Both men knew the carving needed to go quickly to Gainesville, the state university system being the base of leading experts in prehistoric Florida.

Right away, scientists wondered at so rare a find: Could the image have been carved more recently into the rock-hard surface of the bone that is at least 10,000 years old? Could an indigenous Floridian from even the last millennium have chiseled an image of a creature that disappeared with the Ice Age?

The image looked old and worn and seemed similar to European cave paintings and to artifacts found far from the Americas, but was it authentic?

The bone, currently housed in a vault locally, first went to Barbara Purdy in early April. Even specialists can be fooled, but to her eyes, it looked quite real. “The thing that struck me at the beginning was, unlike forgeries generally, the image is not deep,” Purdy says. “It could easily be missed. It looked naturally worn, the way a coin does that has been handled a great deal, the image beginning to fade.”
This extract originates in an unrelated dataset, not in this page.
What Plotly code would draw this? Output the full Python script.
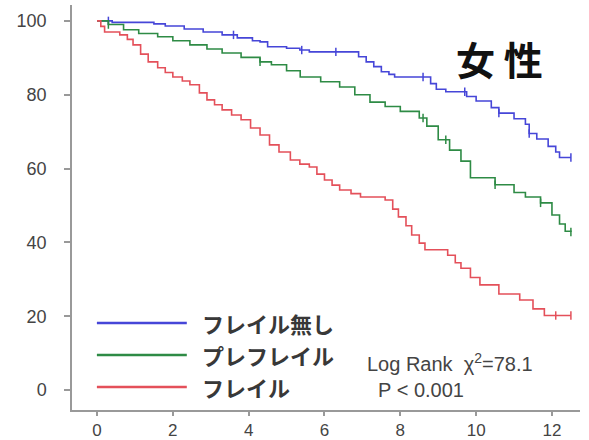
import numpy as np
import plotly.graph_objects as go

# Kaplan-Meier step data (years, survival %)
none_t = [0, 0.4, 1.5, 1.8, 2.3, 2.8, 3.3, 3.7, 4.1, 4.3, 4.5, 5.0, 5.35, 5.6, 6.9, 7.1, 7.3, 7.5,
          7.7, 7.85, 8.8, 8.95, 9.2, 9.75, 10.0, 10.4, 10.6, 11.0, 11.3, 11.4, 11.6, 11.9, 12.1, 12.2, 12.5]
none_s = [100, 99.6, 99.2, 98.6, 97.8, 97.0, 96.2, 95.4, 94.6, 94.3, 93.0, 92.6, 92.1, 91.6, 90.3, 88.9, 87.6, 86.2,
          85.5, 84.8, 83.0, 81.5, 80.8, 79.5, 78.3, 76.5, 75.0, 73.5, 72.0, 69.5, 68.0, 66.0, 64.5, 63.0, 63.0]

pre_t = [0, 0.3, 0.7, 1.1, 1.6, 2.0, 2.45, 2.9, 3.3, 3.8, 4.3, 4.6, 5.0, 5.36, 5.9, 6.4, 6.8, 7.2, 7.6,
         8.0, 8.5, 8.7, 9.0, 9.3, 9.6, 9.85, 10.5, 11.0, 11.3, 11.7, 12.0, 12.2, 12.35, 12.5]
pre_s = [100, 99.0, 97.6, 96.6, 95.7, 94.6, 93.5, 92.4, 91.3, 90.1, 88.9, 88.1, 86.5, 84.8, 83.5, 82.1, 80.0, 78.0, 76.8,
         75.5, 73.7, 71.5, 67.8, 65.0, 62.0, 57.5, 55.6, 53.5, 52.3, 50.7, 47.4, 45.0, 43.0, 42.8]

frail_t = [0, 0.1, 0.2, 0.6, 0.8, 0.95, 1.15, 1.35, 1.6, 1.8, 2.0, 2.25, 2.45, 2.7, 2.9, 3.1, 3.3, 3.55,
           3.8, 4.05, 4.3, 4.55, 4.8, 5.1, 5.35, 5.6, 5.8, 6.0, 6.2, 6.4, 6.7, 6.95, 7.6, 7.8, 7.95,
           8.15, 8.3, 8.5, 8.65, 9.25, 9.45, 9.6, 9.85, 10.1, 10.6, 11.15, 11.5, 11.8, 12.5]
frail_s = [100, 98.5, 97.0, 96.2, 95.0, 93.5, 91.0, 88.9, 87.3, 86.0, 84.8, 83.7, 82.7, 80.5, 78.6, 77.3, 75.9, 74.5,
           73.2, 71.0, 69.1, 66.4, 64.5, 62.3, 61.2, 60.4, 58.5, 56.9, 55.5, 54.2, 53.2, 52.3, 51.5, 49.0, 46.9,
           44.5, 42.0, 39.8, 38.0, 36.5, 34.5, 33.0, 30.5, 28.5, 26.0, 24.4, 22.0, 20.2, 20.2]

# censoring times
none_c = [0.3, 3.6, 5.4, 6.3, 8.6, 9.7, 10.6, 11.4, 12.5]
pre_c = [0.3, 4.3, 8.6, 9.2, 10.5, 11.7, 12.5]
frail_c = [12.1, 12.5]

labels = ["フレイル無し", "プレフレイル", "フレイル"]
colors = ["#4646d8", "#2e8b45", "#e4505a"]
series = [(none_t, none_s, none_c), (pre_t, pre_s, pre_c), (frail_t, frail_s, frail_c)]

x_ticks = [0, 2, 4, 6, 8, 10, 12]
y_ticks = [0, 20, 40, 60, 80, 100]


def step_value(t, s, at):
    idx = np.searchsorted(np.asarray(t), at, side="right") - 1
    return [s[i] for i in idx]


fig = go.Figure()
for (t, s, c), name, col in zip(series, labels, colors):
    fig.add_trace(go.Scatter(x=t, y=s, mode="lines", line=dict(color=col, width=1.6, shape="hv"),
                             name=name, showlegend=False))
    fig.add_trace(go.Scatter(x=c, y=step_value(t, s, c), mode="markers",
                             marker=dict(symbol="line-ns-open", size=6, color=col,
                                         line=dict(color=col, width=1.5)),
                             showlegend=False, hoverinfo="skip"))

# legend: long line swatches with labels beside them
bottom_px = 410
plot_h = bottom_px - 5
leg_top = (bottom_px - 323) / plot_h
leg_step = 32 / plot_h
for i, (name, col) in enumerate(zip(labels, colors)):
    yy = leg_top - i * leg_step
    fig.add_shape(type="line", xref="paper", yref="paper", x0=0.049, x1=0.226, y0=yy, y1=yy,
                  line=dict(color=col, width=2.5))
    fig.add_annotation(xref="paper", yref="paper", x=0.252, y=yy, text=name,
                       showarrow=False, xanchor="left", yanchor="middle",
                       font=dict(family="Noto Sans CJK JP", size=22, color="#383838", weight="bold"))

fig.add_annotation(xref="paper", yref="paper", x=0.577, y=(bottom_px - 375) / plot_h,
                   text="Log Rank  χ<sup>2</sup>=78.1<br>\u00a0\u00a0P < 0.001",
                   showarrow=False, xanchor="left", yanchor="middle", align="left",
                   font=dict(family="Liberation Sans", size=20, color="#444444"))
fig.add_annotation(xref="paper", yref="paper", x=0.841, y=(bottom_px - 58) / plot_h, text="女 性",
                   showarrow=False, xanchor="center", yanchor="middle",
                   font=dict(family="Noto Sans CJK JP", size=39, color="#111111", weight="bold"))

axis_common = dict(showline=True, linecolor="#999999", linewidth=1.5, ticks="outside",
                   tickcolor="#999999", tickwidth=1.5, showgrid=False, zeroline=False, automargin=False)
fig.update_xaxes(range=[-0.66, 12.74], tickvals=x_ticks, ticklen=4,
                 tickfont=dict(family="Liberation Sans", size=17, color="#444444"), **axis_common)
fig.update_yaxes(range=[-5.4, 104.3], tickvals=y_ticks, ticklen=6, ticklabelstandoff=14,
                 tickfont=dict(family="Liberation Sans", size=18, color="#444444"), **axis_common)

fig.update_layout(width=589, height=440, margin=dict(l=72, r=9, t=5, b=440 - bottom_px),
                  plot_bgcolor="white", paper_bgcolor="white")

fig.write_html("out.html")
Dr. Michael Warren, forensic anthropologist and director of the C.A. Pound Human Identification Laboratory at the University of Florida, has studied the incisions that form the image and the surface of the bone, and has found both to be “ancient.”

In May, Dr. Kevin Jones, the chairperson of the Material Science and Engineering Department at the University of Florida, as well as two other scientists working with him there, also examined the carving.

Using a method called energy dispersive X-Ray spectroscopy and a scanning electron microscope, they were able to study the object in tremendous detail. All three scientists concluded that both the carving and the bone’s surface were the same age, with no evidence of recent tampering.